Ressalte-se como contraponto dessa mudança a formidável expansão do déficit comercial dos EUA -em escala nunca vista em termos de magnitude e de continuidade. Japão e China, as principais economias superavitárias no comércio com os EUA, redistribuem esse beneficio através de um esquema inter-regional concentrado na Ásia. As empresas japonesas subcontratam e descentralizam a manufatura de produtos e partes na região, com destaque para a China. Esta, por sua vez, compra pesadamente insumos e matérias-primas da Ásia e de outras regiões (inclusive a América do Sul). A capacidade de manufaturar competitivamente (combinando custos, qualidade e taxa de câmbio) revela-se como a mais poderosa alavanca de crescimento. Mais que isso: permite ganhar participação global em muitos mercados e, ainda mais importante, perfazer processos exitosos de aprendizado e de inovação tecnológica.
O Brasil e a América do Sul ficaram fora desse jogo nos anos 90 por conta das políticas neoliberais e principalmente por causa das estabilizações ancoradas em taxas de câmbio sobrevalorizadas com juros elevados.
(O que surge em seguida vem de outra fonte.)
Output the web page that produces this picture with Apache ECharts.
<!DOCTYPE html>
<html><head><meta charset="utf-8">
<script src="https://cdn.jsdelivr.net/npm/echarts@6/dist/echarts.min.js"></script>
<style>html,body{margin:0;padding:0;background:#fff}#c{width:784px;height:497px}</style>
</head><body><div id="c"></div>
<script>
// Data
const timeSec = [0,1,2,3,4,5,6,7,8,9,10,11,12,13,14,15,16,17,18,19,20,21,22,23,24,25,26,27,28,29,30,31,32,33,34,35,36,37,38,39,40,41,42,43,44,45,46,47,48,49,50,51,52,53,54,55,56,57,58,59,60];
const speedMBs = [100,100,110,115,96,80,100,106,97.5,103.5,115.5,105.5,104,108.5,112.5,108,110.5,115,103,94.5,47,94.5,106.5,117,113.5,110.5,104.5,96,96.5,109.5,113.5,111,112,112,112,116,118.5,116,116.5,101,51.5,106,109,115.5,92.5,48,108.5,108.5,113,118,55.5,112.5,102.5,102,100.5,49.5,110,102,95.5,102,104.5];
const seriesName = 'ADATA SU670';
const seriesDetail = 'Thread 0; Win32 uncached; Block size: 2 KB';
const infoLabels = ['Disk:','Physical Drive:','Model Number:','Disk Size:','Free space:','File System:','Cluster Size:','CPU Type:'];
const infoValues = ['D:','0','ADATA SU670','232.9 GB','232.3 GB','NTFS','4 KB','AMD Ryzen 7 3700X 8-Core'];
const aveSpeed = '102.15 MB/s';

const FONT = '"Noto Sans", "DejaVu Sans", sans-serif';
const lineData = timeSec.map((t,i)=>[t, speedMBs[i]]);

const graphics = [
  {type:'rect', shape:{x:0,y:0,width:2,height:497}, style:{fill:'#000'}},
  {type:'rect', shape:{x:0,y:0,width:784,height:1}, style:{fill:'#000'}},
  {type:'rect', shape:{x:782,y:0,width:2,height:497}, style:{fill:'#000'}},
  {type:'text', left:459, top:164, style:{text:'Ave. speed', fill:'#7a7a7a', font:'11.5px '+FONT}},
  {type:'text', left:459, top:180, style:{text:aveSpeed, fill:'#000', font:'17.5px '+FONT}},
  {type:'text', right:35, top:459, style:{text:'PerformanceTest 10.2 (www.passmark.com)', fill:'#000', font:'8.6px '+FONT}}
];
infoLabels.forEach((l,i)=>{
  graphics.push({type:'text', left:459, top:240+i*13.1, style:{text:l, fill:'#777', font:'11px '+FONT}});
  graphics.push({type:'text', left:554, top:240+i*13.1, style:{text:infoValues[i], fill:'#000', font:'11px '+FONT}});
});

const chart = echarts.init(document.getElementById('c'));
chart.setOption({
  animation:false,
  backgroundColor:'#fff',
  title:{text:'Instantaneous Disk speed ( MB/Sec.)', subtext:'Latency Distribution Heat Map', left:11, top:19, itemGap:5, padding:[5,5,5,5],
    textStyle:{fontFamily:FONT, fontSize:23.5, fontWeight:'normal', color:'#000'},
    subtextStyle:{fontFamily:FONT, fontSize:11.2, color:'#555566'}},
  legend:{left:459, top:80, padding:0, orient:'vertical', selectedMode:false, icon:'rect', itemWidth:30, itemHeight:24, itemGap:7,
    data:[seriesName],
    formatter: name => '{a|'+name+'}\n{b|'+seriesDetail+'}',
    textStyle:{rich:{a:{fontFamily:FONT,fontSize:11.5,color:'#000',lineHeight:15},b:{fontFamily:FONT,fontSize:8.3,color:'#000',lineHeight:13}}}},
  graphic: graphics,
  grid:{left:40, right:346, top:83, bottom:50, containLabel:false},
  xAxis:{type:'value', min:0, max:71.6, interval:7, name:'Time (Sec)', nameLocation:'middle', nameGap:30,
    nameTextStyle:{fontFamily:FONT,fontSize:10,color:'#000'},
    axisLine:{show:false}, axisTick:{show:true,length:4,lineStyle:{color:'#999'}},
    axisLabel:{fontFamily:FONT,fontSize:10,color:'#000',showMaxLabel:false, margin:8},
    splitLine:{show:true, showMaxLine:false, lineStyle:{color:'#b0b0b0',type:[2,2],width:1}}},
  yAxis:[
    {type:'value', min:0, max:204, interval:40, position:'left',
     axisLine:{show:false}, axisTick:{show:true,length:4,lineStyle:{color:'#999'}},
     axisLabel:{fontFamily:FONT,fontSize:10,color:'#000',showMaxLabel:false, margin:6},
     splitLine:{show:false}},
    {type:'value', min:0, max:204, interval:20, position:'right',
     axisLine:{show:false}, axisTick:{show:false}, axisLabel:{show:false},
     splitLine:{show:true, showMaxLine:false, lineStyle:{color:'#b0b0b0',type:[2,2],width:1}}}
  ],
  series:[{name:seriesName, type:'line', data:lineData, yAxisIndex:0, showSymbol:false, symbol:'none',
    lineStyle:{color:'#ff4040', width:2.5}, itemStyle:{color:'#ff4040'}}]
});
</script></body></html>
Nos últimos três anos, uma notável melhoria dos termos de troca (resultante de fortes aumentos de preços das commodities metálicas, minerais, de muitos produtos agrícolas e do petróleo) revigorou as economias sul-americanas. A melhoria é fruto da forte aceleração das importações chinesas e do boom do setor da construção civil combinado com o aumento dos gastos militares nos EUA.
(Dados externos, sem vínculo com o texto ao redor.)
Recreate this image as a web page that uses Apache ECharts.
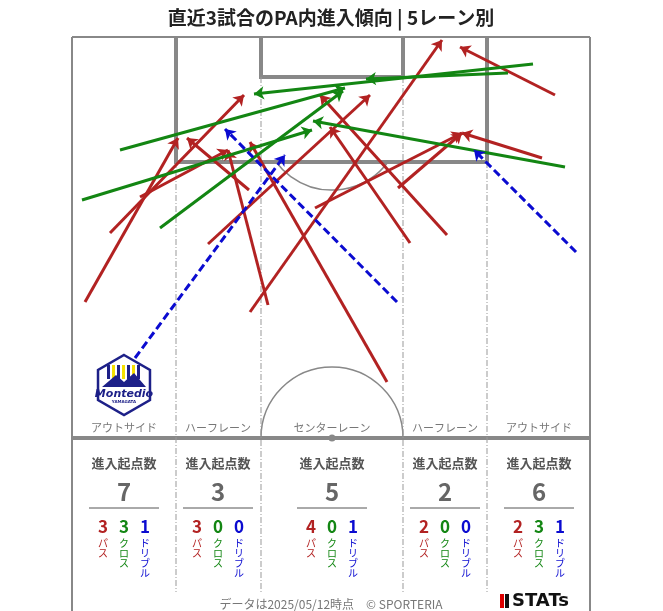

Não é sensato, especialmente para o Brasil, tomar essa conjuntura favorável como sinal de uma nova tendência longa para os preços das matérias-primas e, com base nessa expectativa, abdicar de vez do desenvolvimento industrial. Ao contrário, a experiência dos países asiáticos mostra que o sucesso só foi possível através de intenso aprendizado industrial e tecnológico focado na construção de vantagens competitivas. Foi essa estratégia, aliada ao aprofundamento da abertura americana, a causa da mudança da geografia econômica global. Sua continuidade decerto dependerá da sustentabilidade do déficit dos EUA. Enquanto isso, o Brasil continua perdido, sem estratégia e conformado com crescimento medíocre, câmbio apreciado e ausência de projeto industrial.


Luciano Coutinho, 54, é professor titular do Instituto de Economia da Unicamp. Foi secretário-geral do Ministério da Ciência e Tecnologia (1985-88).